By the time of his inauguration, the percentage of all jobs represented by farm jobs had steadily declined from 90 percent at the beginning of the republic in
1789 to a little under 60 percent. The following year, in the spring of 1862, President Lincoln established the U.S. Department of Agriculture, and six weeks later signed the Morrill Land Grant College Act, providing public land for states
to establish colleges of agriculture and the mechanical arts.
Every state did so.

The crowding of cities with farm hands looking for work in factories led to a wholesale transformation of the nature of work for the vast majority in the U.S. The reforms of the Progressive Era, and later the New Deal, were introduced to address the human consequences of this transformation and, in part, to replace the lost flows of income with income
transfer systems such as unemployment compensation and Social Security and disability payments.

When I became vice president in 1993, there were, on average, four different offices representing the Department of Agriculture located in
every one of the 3,000 counties in the United States—yet the percentage of total jobs represented by farm jobs had declined to 2 percent. In other words, a determined and expensive national policy to promote agriculture for a century and a half did little or nothing to prevent the massive loss of employment opportunities on farms, although these policies arguably contributed to the massive increase in agricultural productivity. But the larger point is that many systemic technology-driven changes are simply too powerful for any set of policies to hold back.

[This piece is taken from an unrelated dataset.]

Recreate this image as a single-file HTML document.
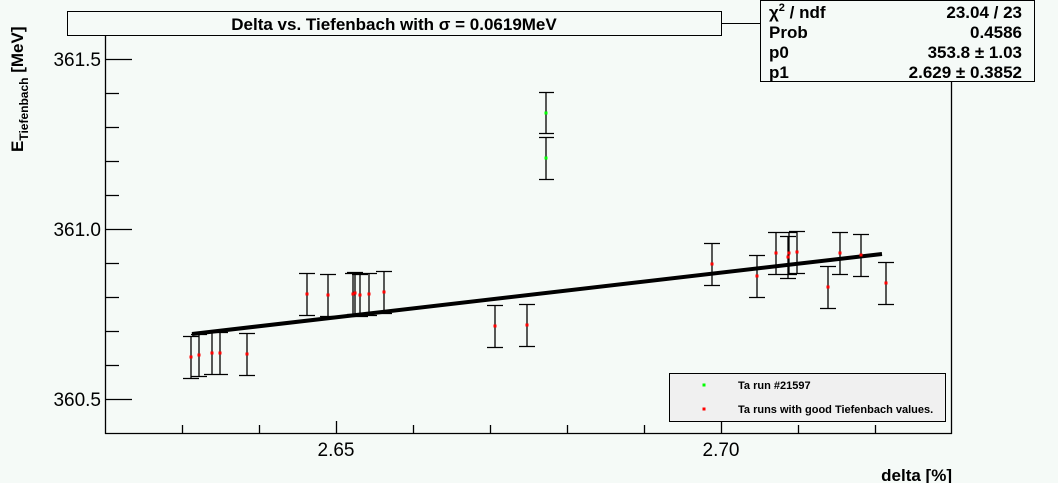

Today, in fact, what is now referred to as factory farming has led to the mass introduction of partially automated systems for raising chickens, cattle, pigs, and other livestock—and for producing eggs. Over the last forty years,
global production of eggs has increased by 350 percent. (China is by far the largest producer of eggs,
with 70 million tons annually—four times the production of the United States.) Global trade in poultry meat
has increased over the same period by more than 3,200 percent.